A Girl Walks Home Alone at Night is further proof that vampire movies aren’t dead

I’ve probably lamented before that we live in a film culture (and really, a culture in general) where novelty is a commodity. We crave new ideas, new takes, seek out new angles like a geometry professor who wants to be famous, but realized too late that he picked the wrong field for that.

This is why when someone like me hears the phrase “Iranian vampire movie,” we make that little interested noise that normal people make when they hear “free booze” or “willing sexual partner.” And make no mistake, A Girl Walks Home Alone at Night is interesting, not really because it’s the first vampire movie to come out of Iran, but because it is in layman’s terms “holy moly hot dippity damn where have you been all my life GOOD.”

Sheila Vand stars as a mysterious unnamed vampire stalking the streets of an Iranian city who crosses paths with Arash, a wayward kid with a junkie dad and a penchant for dressing like James Dean. Really, it goes where you would expect, the two fall in love (or something approximating love) while Arash’s life crumbles, in part due to the girl herself. Really, the love story aspect of the thing is secondary to the interwoven arcs of Arash, the girl, and several other assorted lost souls.

So right off the bat, Girl Walks Home is pretty. This isn’t director Ana Lily Amirpour’s first rodeo, but it is her first feature, and damn can this woman shoot a scene. The camera glides around in smooth, beautiful long takes, never obtrusive but never idle.

The lighting, oh dear sweet lord, the lighting. The film is a symphony of light and shadow, with some achingly beautiful shots lit with such flair and precision that the shadows are basically a character in their own right.

It reminds me a lot of early Jarmusch, around the era of Stranger than Paradise or Down by Law, and not just because of the sexy black and white. There’s a poetry to the imagery in this film, this delicious quality that results in virtually every frame being a work of art in itself, and people are probably gonna be dissecting it for years.

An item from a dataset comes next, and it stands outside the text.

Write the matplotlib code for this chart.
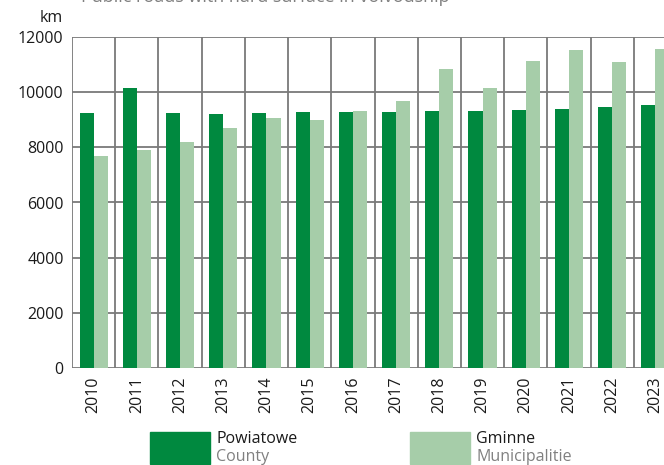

I wouldn’t be surprised if Tony Zhou were doing an Every Frame a Painting video on it in the near future, and he’s gonna have a lot to work with.

The cast is technically an ensemble, but really this is Sheila Vand’s show, and she owns every second of it. I don’t think I’ve seen another actor in recent memory who has such a flair for subtlety of expression. With just the oval of her face and the barest of eye, brow and mouth movements she can move from predatory hunger, sorrow, malevolence, and ecstasy.

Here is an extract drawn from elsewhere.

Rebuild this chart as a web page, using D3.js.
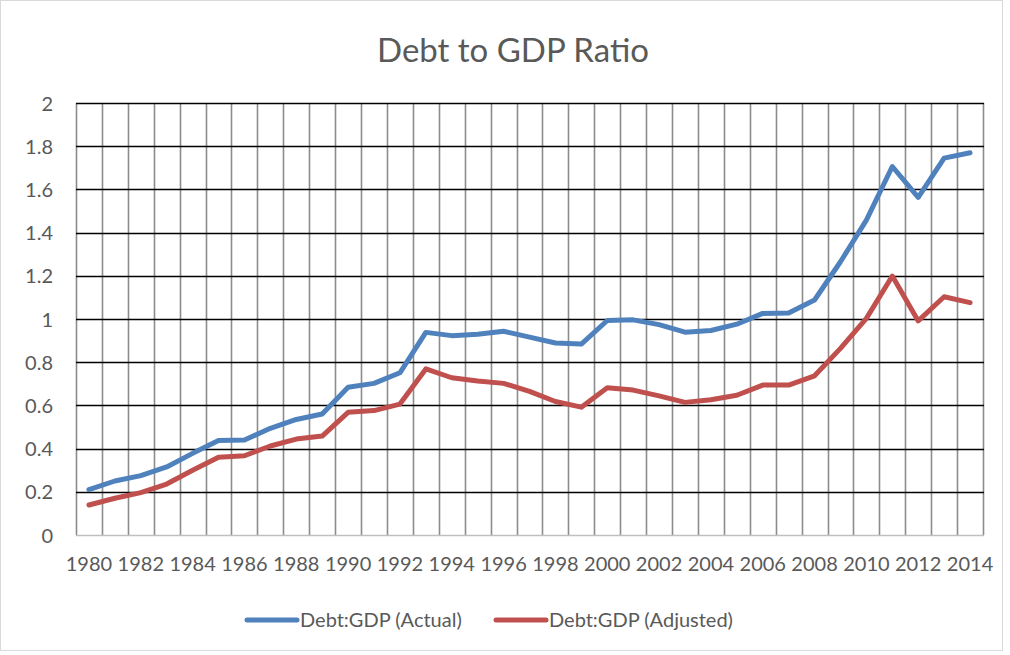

She’s at once beguiling and alien, an outsider looking in. It’s a masterful performance, in every sense. The other actors all do terrific jobs, but the whole thing really hinged on Vand’s performance, and thankfully she blows it out of the water.

Another thing that reminded me of Jarmush is how important music is to the film. A Girl Walks Home has already gotten a lot of attention for its music, and deservedly so. The score is this wonderful fusion of gothic, spaghetti western and pop/rock.

A lot like the camera work, it’s flexible, soaring when it needs to into Morricone inspired horns and choirs, and other times mellowing out into thumping minimalist beats. And for all that variety, it always works. It never feels out of place or ill-fitting.

The hype around the film has really come from its cultural roots. People don’t bring this movie up as a cool vampire movie, but rather a cool Iranian vampire movie. I’m as guilty of this as anyone. But one of the things I like most is that the film itself doesn’t fully take part in this.

While the film wouldn’t function nearly as well if it were completely taken out of its cultural context, it doesn’t trade on its cultural origins. It doesn’t bank on exoticism, which would have easily led to it feeling exploitative or tacky.

It’s an Iranian film, yes, but it’s more concerned with being a horror film, a film about fathers and sons, about culture, about youth, about love. The film gained hype for being Iranian, but when you really watch it you realize that the novelty of its origins aren’t something the film is at all interested in capitalizing in.

And really, it’s deeply unfair to qualify this as an Iranian vampire movie. A Girl Walks Home Alone at Night is a vampire movie, a fantastic one, one that is also Iranian.

Would the film function as well were it set somewhere else? No, probably not. There’s doubtlessly scads of subtext and allegory packed into this thing that I didn’t pick up on. But it functions magnificently whether you pick up on that or not.

A Girl Walks Home Alone at Night is playing at Cinema du Parc right now as of the time of this posting. If you’re a film buff, regardless of whether or not horror or genre films are your bag, you need to go and see this. This is fantastic, beautifully executed film making, rich with meaning and achingly, magnificently cool.